Sur la base des données du variant Delta, on aurait pu espérer une réduction de 20 % des hospitalisations. Mais nous sommes aujourd’hui dans la vague Omicron. La situation est trop mouvante pour formuler des avis définitifs. Avec Omicron, on pourrait constater dans les semaines à venir des risques d’hospitalisation et de soins intensifs plus faibles pour tout le monde, même si les non-vaccinés demeureront plus à risque que les vaccinés. Mais il faudra aussi jauger l’effet de la diminution dans le temps de la protection immunitaire et l’impact des nouveaux variants éventuels.
Les personnes qui refusent le vaccin invoquent leur liberté de choix. Mais dans la mesure où elles prennent volontairement le risque de tomber plus gravement malades, cet argument est-il tout à fait recevable ? La liberté individuelle qui cause un problème à la collectivité ne doit-elle pas être limitée ? Au Canada, par exemple, on envisage de taxer les non-vaccinés.
Si on rentre dans cette logique, ne risque-t-on pas de mettre à mal des principes fondamentaux de santé publique ? Ne serait-ce pas le premier pas vers une « responsabilisation » des patients qui conduirait vers une sécurité sociale qui ne couvrirait plus les « comportements à risques ». Jusqu’où pourrait-on alors aller ? Ne plus couvrir les cancers du poumon, les maladies liées à la consommation d’alcool, supprimer l’intervention de la collectivité pour les accidentés de la route qui auraient été en excès de vitesse ? On s’arrête où ?
« Il faut que les non-vaccinés s’en rendent compte : ils bénéficient de l’effort qu’ont fait les vaccinés pour eux-mêmes, mais aussi en tant que membres solidaires de la collectivité »
Chaque non-vacciné ne devrait-il pas réfléchir au coût pour la collectivité du choix qu’il pose ?
Comme je l’ai détaillé, ce coût réel doit faire l’objet d’une évaluation et, quoi qu’il en soit, il ne faut pas désigner les non-vaccinés comme des moutons noirs. En même temps, il faut que les non-vaccinés se rendent compte qu’ils bénéficient de l’effort qu’ont fait les vaccinés pour eux-mêmes, mais aussi en tant que membres solidaires de la collectivité. Sans ces derniers, la situation sanitaire serait beaucoup plus grave. Autrement dit, s’il y a encore de la place dans les hôpitaux pour les non-vaccinés mais aussi pour faire face à l’ensemble des urgences médicales, c’est grâce au succès de la campagne de vaccination, qui a permis la diminution des formes sévères.

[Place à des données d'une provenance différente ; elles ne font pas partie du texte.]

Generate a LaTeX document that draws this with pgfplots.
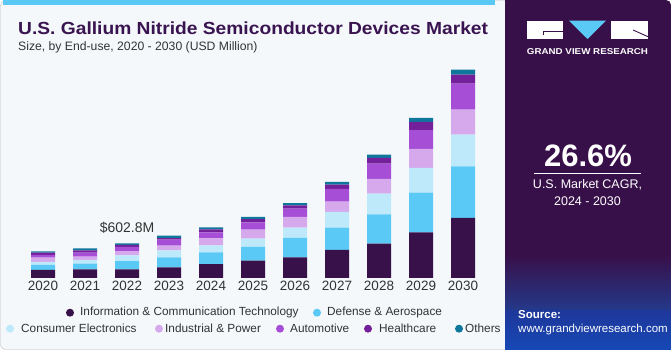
\documentclass[border=0pt]{standalone}
\usepackage{pgfplots}
\pgfplotsset{compat=1.18}
\usepackage{pgfplotstable}
\usepackage{fontspec}
\setmainfont{Liberation Sans}
\definecolor{cICT}{HTML}{38114A}
\definecolor{cDef}{HTML}{5BC9F5}
\definecolor{cCons}{HTML}{BDE9FA}
\definecolor{cInd}{HTML}{D5A9EC}
\definecolor{cAuto}{HTML}{A64FD6}
\definecolor{cHC}{HTML}{73209A}
\definecolor{cOth}{HTML}{0F779B}
\definecolor{bgc}{HTML}{F4F8FB}
\definecolor{panel}{HTML}{381049}
\definecolor{titlec}{HTML}{3A1450}
\definecolor{txt}{HTML}{333333}
\definecolor{stripe}{HTML}{5BC9F5}
\pgfplotstableread{
x ict def cons ind auto hc oth
0 139 87 52 75 47 40 23
1 151 99 64 57 70 40 35
2 151 144 99 75 70 35 29
3 186 174 122 82 104 23 47
4 243 203 122 122 104 52 35
5 301 238 144 156 127 57 40
6 360 335 179 186 144 57 40
7 487 387 273 179 221 75 47
8 596 509 360 255 266 99 57
9 794 690 429 330 325 144 70
10 1043 898 551 434 452 156 87
}\data
\begin{document}
\begin{tikzpicture}
\begin{scope}[x=1pt,y=1pt]
\useasboundingbox (0,0) rectangle (671,350);
\fill[bgc,rounded corners=5pt] (0,0) rectangle (671,350);
\draw[black!25,rounded corners=5pt] (0.5,0.5) rectangle (670.5,349.5);
\fill[stripe] (3,345) rectangle (495,350);
% right panel
\fill[panel,rounded corners=5pt] (505,0) rectangle (671,350);
\fill[panel] (505,0) rectangle (520,350);
\shade[top color=panel, bottom color=panel!55!cyan!70!blue] (505,0) rectangle (671,95);
\fill[panel!70!cyan!60!blue, opacity=0.4] (505,0) rectangle (671,40);
% logo
\fill[white] (527,310.7) rectangle (563,329.3);
\draw[panel,line width=0.9pt] (563,318.5) -- (543,318.5) -- (543,315);
\fill[cDef] (569,329.3) -- (606,329.3) -- (587.5,311) -- cycle;
\fill[white] (611,310.7) rectangle (648,329.3);
\draw[panel,line width=0.9pt] (633,320) -- (648,313.3);
\node[white,font=\fontsize{8.5}{9}\selectfont\bfseries] at (587.5,298.3) {\scalebox{1.15}[1]{GRAND VIEW RESEARCH}};
\node[white,font=\fontsize{31}{34}\selectfont\bfseries] at (588,194.5) {26.6\%};
\draw[white,line width=0.8pt] (534,176.7) -- (641,176.7);
\node[white,font=\fontsize{12.5}{14}\selectfont] at (587.5,165.5) {U.S. Market CAGR,};
\node[white,font=\fontsize{12.5}{14}\selectfont] at (587.5,149) {2024 - 2030};
\node[white,anchor=west,inner sep=0,font=\fontsize{11.5}{13}\selectfont\bfseries] at (518,35) {Source:};
\node[white,anchor=west,inner sep=0,font=\fontsize{11.5}{13}\selectfont] at (518,20) {www.grandviewresearch.com};
% titles
\node[anchor=west,inner sep=0,text=titlec,font=\fontsize{17.5}{19}\selectfont\bfseries] at (18,322) {\scalebox{1.098}[1]{U.S. Gallium Nitride Semiconductor Devices Market}};
\node[anchor=west,inner sep=0,text=txt,font=\fontsize{12.2}{14}\selectfont] at (18,303) {Size, by End-use, 2020 - 2030 (USD Million)};
% legend
\begin{scope}[every node/.style={anchor=west,inner sep=0,text=txt,font=\fontsize{11.8}{13}\selectfont}]
\fill[cICT] (70,37.3) circle (4);  \node at (80,37.3) {Information \& Communication Technology};
\fill[cDef] (317,37.3) circle (4); \node at (327,37.3) {Defense \& Aerospace};
\fill[cCons] (10,21.3) circle (4); \node at (21,21.3) {Consumer Electronics};
\fill[cInd] (159,21.3) circle (4); \node at (165,21.3) {Industrial \& Power};
\fill[cAuto] (280,21.3) circle (4); \node at (290,21.3) {Automotive};
\fill[cHC] (368,21.3) circle (4); \node at (379,21.3) {Healthcare};
\fill[cOth] (459,21.3) circle (4); \node at (465,21.3) {Others};
\end{scope}
\end{scope}
\begin{axis}[at={(22pt,72pt)}, anchor=south west, scale only axis,
  width=462pt, height=218pt, xmin=-0.5, xmax=10.5, ymin=0, ymax=3787,
  ybar stacked, bar width=24pt, axis line style={draw=none},
  ytick=\empty, xtick=data, xticklabels={2020,2021,2022,2023,2024,2025,2026,2027,2028,2029,2030},
  major tick style={draw=none},
  xticklabel style={font=\fontsize{13.5}{15}\selectfont, text=txt},
  clip=false]
\addplot[fill=cICT,draw=none] table[x=x,y=ict]{\data};
\addplot[fill=cDef,draw=none] table[x=x,y=def]{\data};
\addplot[fill=cCons,draw=none] table[x=x,y=cons]{\data};
\addplot[fill=cInd,draw=none] table[x=x,y=ind]{\data};
\addplot[fill=cAuto,draw=none] table[x=x,y=auto]{\data};
\addplot[fill=cHC,draw=none] table[x=x,y=hc]{\data};
\addplot[fill=cOth,draw=none] table[x=x,y=oth]{\data};
\node[text=txt,font=\fontsize{14}{16}\selectfont] at (axis cs:2,603) [yshift=15pt] {\$602.8M};
\end{axis}
\end{tikzpicture}
\end{document}
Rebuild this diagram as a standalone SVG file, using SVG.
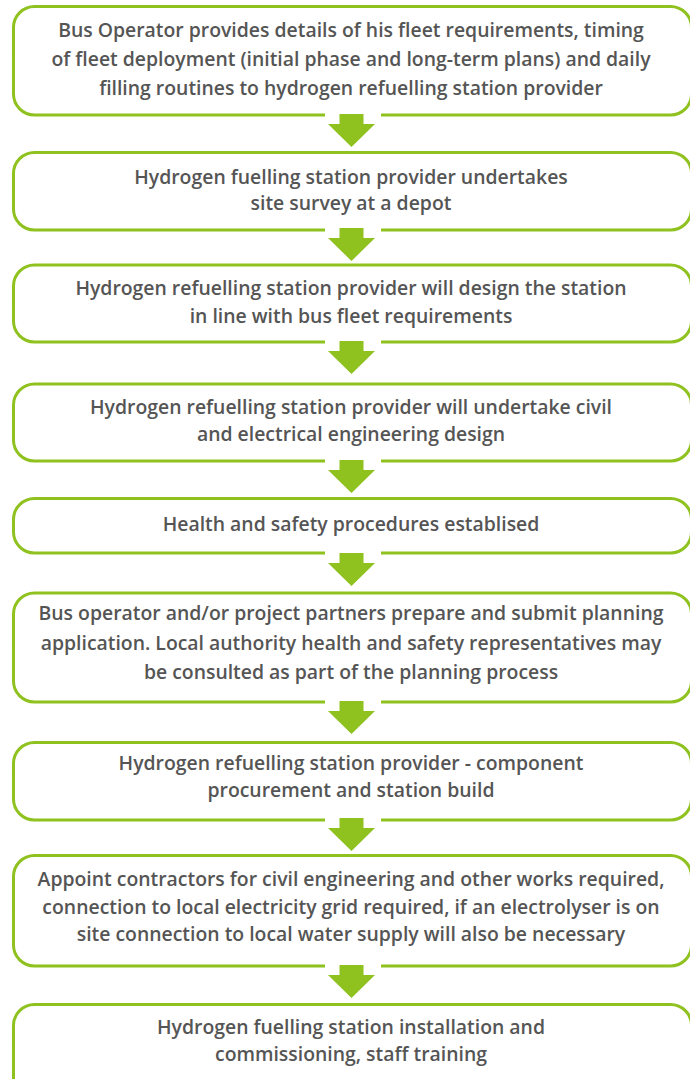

En quelque sorte, les vaccinés ont fait le job ?
Voilà ! C’est une manière positive de présenter les choses. Ma conviction est qu’il y a un avantage individuel et collectif de la vaccination mais, en même temps, les jugements moraux sur les uns et les autres ne nous mènent nulle part. Quand on entre sur cette voie, c’est sans fin. Est-ce qu’une personne vaccinée qui a une empreinte écologique gigantesque par ses comportements est plus vertueuse en termes de santé publique qu’une personne qui a fait le choix de ne pas se faire vacciner mais qui respecte scrupuleusement les gestes barrières et est relativement frugale en termes de contribution à l’émission de gaz à effet de serre ? Si on commence à poser des jugements moraux sur l’impact indirect des comportements de chacun en matière sanitaire, on ne va pas en sortir.
Le virus ne contamine-t-il pas autant la société que les individus, en favorisant conflits et polarisation ?
C’est à la fois le virus et la manière dont on le gère. Je pense que les mesures qui divisent la société sont des mesures de court terme dont on paie le prix à long terme. Elles devraient donc être utilisées avec énormément de parcimonie.